One objective of metagenomics is to reconstruct information about specific uncultured organisms from fragmentary environmental DNA sequences. We used the genome of an isolate of the marine alphaproteobacterium SAR11 ('Candidatus Pelagibacter ubique'; strain HTCC1062), obtained from the cold, productive Oregon coast, as a query sequence to study variation in SAR11 metagenome sequence data from the Sargasso Sea, a warm, oligotrophic ocean gyre.
The average amino acid identity of SAR11 genes encoded by the metagenomic data to the query genome was only 71%, indicating significant evolutionary divergence between the coastal isolates and Sargasso Sea populations. However, an analysis of gene neighbors indicated that SAR11 genes in the Sargasso Sea metagenomic data match the gene order of the HTCC1062 genome in 96% of cases (> 85,000 observations), and that rearrangements are most frequent at predicted operon boundaries.

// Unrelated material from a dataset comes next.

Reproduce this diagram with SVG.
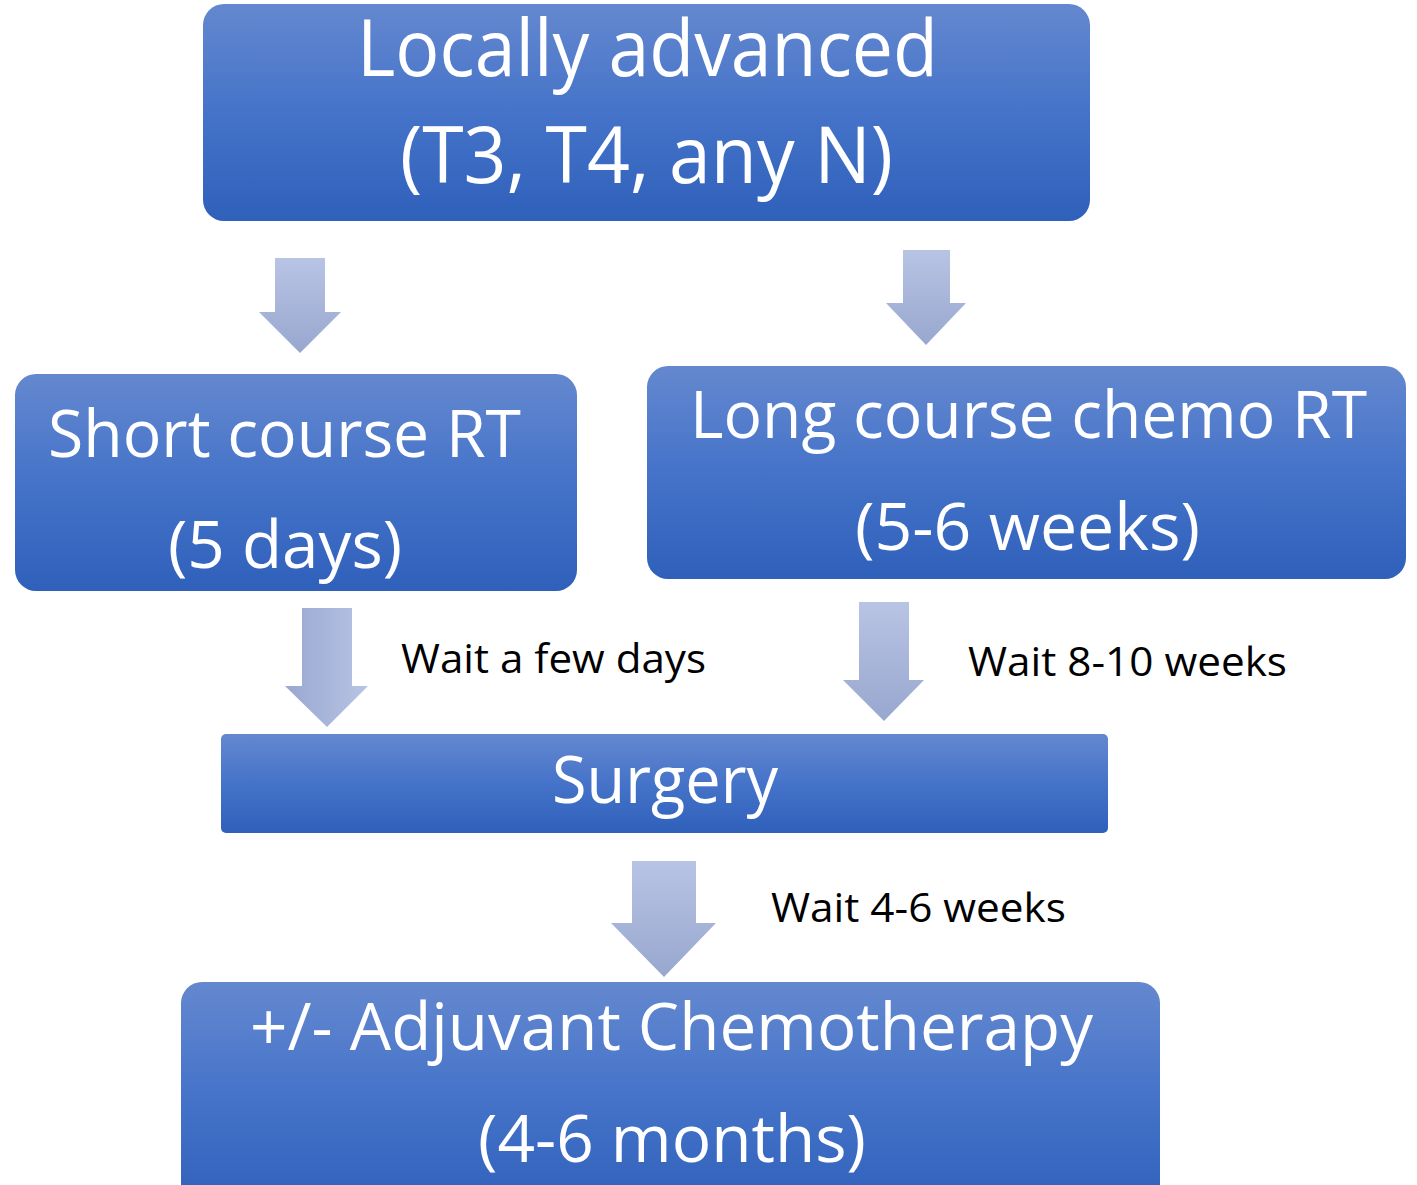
<svg xmlns="http://www.w3.org/2000/svg" width="1417" height="1185" viewBox="0 0 1417 1185">
<defs>
<linearGradient id="boxg" x1="0" y1="0" x2="0" y2="1">
<stop offset="0" stop-color="#6488cf"/>
<stop offset="0.5" stop-color="#4573c9"/>
<stop offset="1" stop-color="#2f60ba"/>
</linearGradient>
<linearGradient id="arrg" x1="0" y1="0" x2="0" y2="1">
<stop offset="0" stop-color="#b8c4e4"/>
<stop offset="1" stop-color="#98a7cf"/>
</linearGradient>
<linearGradient id="arrh" x1="0" y1="0" x2="1" y2="0">
<stop offset="0" stop-color="#99a7d1"/>
<stop offset="1" stop-color="#b8c4e4"/>
</linearGradient>
<style>
.box{fill:url(#boxg);}
.big{font-family:"Open Sans","Liberation Sans",sans-serif;fill:#ffffff;}
.lbl{font-family:"Open Sans","Liberation Sans",sans-serif;fill:#000000;font-size:40px;}
.arr{fill:url(#arrg);}
</style>
</defs>
<g id="connectors">
<polygon class="arr" points="275,258 325,258 325,312 341,312 300,353 259,312 275,312"/>
<polygon class="arr" points="903,250 950,250 950,303 966,303 926,345 886,303 903,303"/>
<polygon fill="url(#arrh)" points="302,608 352,608 352,686 368,686 327,727 285,686 302,686"/>
<polygon class="arr" points="859,602 909,602 909,680 924,680 884,721 843,680 859,680"/>
<polygon class="arr" points="632,861 696,861 696,923 716,923 664,977 611,923 632,923"/>
<text class="lbl" x="401" y="673" textLength="305" lengthAdjust="spacingAndGlyphs">Wait a few days</text>
<text class="lbl" x="968" y="676" textLength="319" lengthAdjust="spacingAndGlyphs">Wait 8-10 weeks</text>
<text class="lbl" x="771" y="922" textLength="295" lengthAdjust="spacingAndGlyphs">Wait 4-6 weeks</text>
</g>
<g id="node-locally-advanced">
<rect class="box" x="203" y="4" width="887" height="217" rx="21"/>
<text class="big" font-size="78" x="357" y="76" textLength="581" lengthAdjust="spacingAndGlyphs">Locally advanced</text>
<text class="big" font-size="78" x="400" y="183" textLength="493" lengthAdjust="spacingAndGlyphs">(T3, T4, any N)</text>
</g>
<g id="node-short-course">
<rect class="box" x="15" y="374" width="562" height="217" rx="21"/>
<text class="big" font-size="66" x="48" y="457" textLength="473" lengthAdjust="spacingAndGlyphs">Short course RT</text>
<text class="big" font-size="66" x="168" y="568" textLength="234" lengthAdjust="spacingAndGlyphs">(5 days)</text>
</g>
<g id="node-long-course">
<rect class="box" x="647" y="366" width="759" height="213" rx="21"/>
<text class="big" font-size="66" x="690" y="438" textLength="677" lengthAdjust="spacingAndGlyphs">Long course chemo RT</text>
<text class="big" font-size="66" x="855" y="550" textLength="345" lengthAdjust="spacingAndGlyphs">(5-6 weeks)</text>
</g>
<g id="node-surgery">
<rect class="box" x="221" y="734" width="887" height="99" rx="5"/>
<text class="big" font-size="66" x="552" y="803" textLength="226" lengthAdjust="spacingAndGlyphs">Surgery</text>
</g>
<g id="node-adjuvant">
<rect class="box" x="181" y="982" width="979" height="230" rx="21"/>
<text class="big" font-size="66" x="250" y="1050" textLength="843" lengthAdjust="spacingAndGlyphs">+/- Adjuvant Chemotherapy</text>
<text class="big" font-size="66" x="478" y="1162" textLength="388" lengthAdjust="spacingAndGlyphs">(4-6 months)</text>
</g>
</svg>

There were no conserved examples of genes with known functions being found in the coastal isolates, but not the Sargasso Sea metagenomic data, or vice versa, suggesting that core regions of these diverse SAR11 genomes are relatively conserved in gene content. However, four hypervariable regions were observed, which may encode properties associated with variation in SAR11 ecotypes. The largest of these, HVR2, is a 48 kb region flanked by the sole 5S and 23S genes in the HTCC1062 genome, and mainly encodes genes that determine cell surface properties. A comparison of two closely related 'Candidatus Pelagibacter' genomes (HTCC1062 and HTCC1002) revealed a number of "gene indels" in core regions. Most of these were found to be polymorphic in the metagenomic data and showed evidence of purifying selection, suggesting that the same "polymorphic gene indels" are maintained in physically isolated SAR11 populations.
These findings suggest that natural selection has conserved many core features of SAR11 genomes across broad oceanic scales, but significant variation was found associated with four hypervariable genome regions. The data also led to the hypothesis that some gene insertions and deletions might be polymorphisms, similar to allelic polymorphisms.